Telstra Group Describes Textbook Example of How to Use Leverage to Remediate Modern Slavery Risks

Photo by cottonbro on Pexels.com Hands shuffling bank notes on a table.

If you have the time to do it, browsing through the 2,000 plus modern slavery statements published to date on the Australian Register can yield huge dividends in terms of discovering how others identify and remediate risks of modern slavery in their supply chains.

If you don’t have time to do it, The Recruiters’ Casebook will try to bring you examples that recruitment and staffing firms would do well to note.

Here’s a textbook example of how Telstra Group used its leverage to address risks which it discovered in its supply chain. The Commnwealth’s Guidance for Reporting Entities on the Modern Slavery Act 2018 (p.51) explains that “Leverage means your ability to influence the other entities to change their behavior.”

Pay special attention to:

  • how the risk was identified
  • what the risk was
  • what justification the supplier put forward
  • why Telstra Group considered the practice was unacceptable
  • what Telstra Group did about it
  • how the supplier responded
  • what the subsequent outcome has been.

Telstra engaged an independent third party to conduct site audits of one of our suppliers’ labour practices. The audit revealed evidence of practices resembling debt bondage in their Hyderabad operations in India. Under the arrangements, employees were bound to repay training costs incurred as part of their recruitment. While the supplier asserted such practices were both common and legal in India, we took the view that it was not acceptable and in breach of our Supplier Code of Conduct.

We wrote to the supplier and asked them to remove this bond immediately for all employees delivering services to Telstra and all new hires. The supplier agreed to this request.

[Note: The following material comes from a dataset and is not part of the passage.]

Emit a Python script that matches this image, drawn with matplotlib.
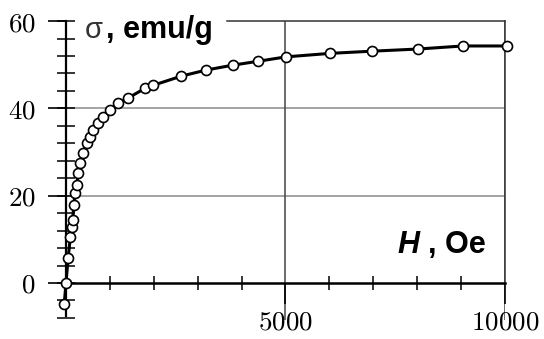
import matplotlib
matplotlib.use('Agg')
import matplotlib.pyplot as plt
from matplotlib.ticker import FixedLocator, MultipleLocator, FuncFormatter

plt.rcParams['mathtext.fontset'] = 'cm'

# magnetisation curve
field_oe = [-40, 0, 50, 100, 130, 150, 180, 205, 245, 275, 320, 390, 470, 545,
            620, 730, 850, 1000, 1190, 1420, 1800, 1990, 2630, 3200, 3800,
            4380, 5010, 6010, 6960, 8020, 9040, 10040]
sigma_emu_g = [-4.8, 0, 5.8, 10.6, 12.8, 14.4, 17.9, 20.6, 22.4, 25.2, 27.5,
               29.8, 32.0, 33.4, 35.0, 36.6, 38.0, 39.6, 41.2, 42.4, 44.6,
               45.3, 47.4, 48.8, 49.9, 50.8, 51.8, 52.6, 53.1, 53.6, 54.3, 54.3]

x_major = [5000, 10000]
y_major = [0, 20, 40, 60]
y_grid = [20, 40]

fig = plt.figure(figsize=(5.44, 3.39), dpi=100)
ax = fig.add_axes([0.1213, 0.0558, 0.807, 0.882])
ax.set_xlim(0, 10000)
ax.set_ylim(-8.5, 60)

# frame and grid
ax.hlines(y_grid, 0, 10000, color='#8a8a8a', lw=1.1, zorder=1)
ax.grid(axis='x', which='major', color='#444444', lw=1.1, zorder=1)
ax.spines['left'].set_bounds(-7.5, 60)
ax.spines['left'].set_linewidth(1.6)
ax.spines['bottom'].set_position(('data', 0))
ax.spines['bottom'].set_bounds(0, 10000)
ax.spines['bottom'].set_linewidth(1.8)
ax.spines['right'].set_bounds(0, 60)
ax.spines['right'].set_linewidth(1.1)
ax.spines['right'].set_color('#333333')
ax.spines['top'].set_bounds(3670, 10000)
ax.spines['top'].set_linewidth(1.1)
ax.spines['top'].set_color('#333333')

ax.plot(field_oe, sigma_emu_g, color='black', lw=2.2, marker='o', ms=7.2,
        mfc='white', mec='black', mew=1.2, clip_on=False, zorder=3)

# ticks
fmt = FuncFormatter(lambda v, p: f'${v:.0f}$')
ax.xaxis.set_major_locator(FixedLocator(x_major))
ax.xaxis.set_minor_locator(MultipleLocator(1000))
ax.xaxis.set_major_formatter(fmt)
ax.yaxis.set_major_locator(FixedLocator(y_major))
ax.yaxis.set_minor_locator(MultipleLocator(4))
ax.yaxis.set_major_formatter(fmt)
ax.yaxis.remove_overlapping_locs = False
ax.tick_params(axis='x', which='major', direction='out', length=15, width=1.2,
               pad=4, labelsize=19.5)
ax.tick_params(axis='x', which='minor', direction='inout', length=9.5, width=1.1)
ax.tick_params(axis='y', which='major', direction='out', length=13, width=1.2,
               pad=9, labelsize=19.5)
ax.tick_params(axis='y', which='minor', direction='inout', length=13, width=1.1)

# axis labels inside the frame
ax.text(433, 56.1, 'σ', fontsize=21, family='Liberation Sans', color='#333333',
        va='baseline', ha='left')
ax.text(920, 56.1, ', emu/g', fontsize=22, family='Liberation Sans',
        fontweight='bold', va='baseline', ha='left')
ax.text(7540, 6.9, 'H', fontsize=22, family='Liberation Sans',
        fontweight='bold', style='italic', va='baseline', ha='left')
ax.text(8250, 6.9, ', Oe', fontsize=22, family='Liberation Sans',
        fontweight='bold', va='baseline', ha='left')

fig.savefig('out.png', dpi=100, facecolor='white')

We also asked that the bond be removed for all other employees of the supplier including those who do not perform Telstra work. The supplier agreed not to take any action to enforce the service bond provisions under existing employment contracts and to issue all employees with new contracts that do not contain service bond provisions. A follow-up audit found the changes we requested had been implemented. We were also pleased to see evidence that throughout the COVID-19 pandemic, the supplier has continued to pay all employees 100 per cent of their wages.

Telstra Group Modern Australian Slavery Statement published 13 April 2021 https://modernslaveryregister.gov.au/statements/2899/

“Debt Bondage”

In this example, Telstra Group is only saying that the supplier’s practise resembled debt bondage.

The Commonwealth’s Guidance for Reporting Entities on the Modern Slavery Act 2018 (p.78) explains that “debt bondage” occurs “where the victim’s services are pledged as security for a debt and the debt is manifestly excessive or the victim’s services are not applied to liquidate the debt, or the length and nature of the services are not limited and defined.”

Nevertheless, Telstra was sufficiently concerned about the practice to do something about it – and without getting involved in technical legal arguments about definitions.

The outcome shows what can be achieved when all parties co-operate to remediate practices that may have adverse impacts on workers and which may be questionable under values and principles of good workforce governance and supply chain stewardship.

What would you have done if you had discovered the practice or something similar in your supply chain or service network?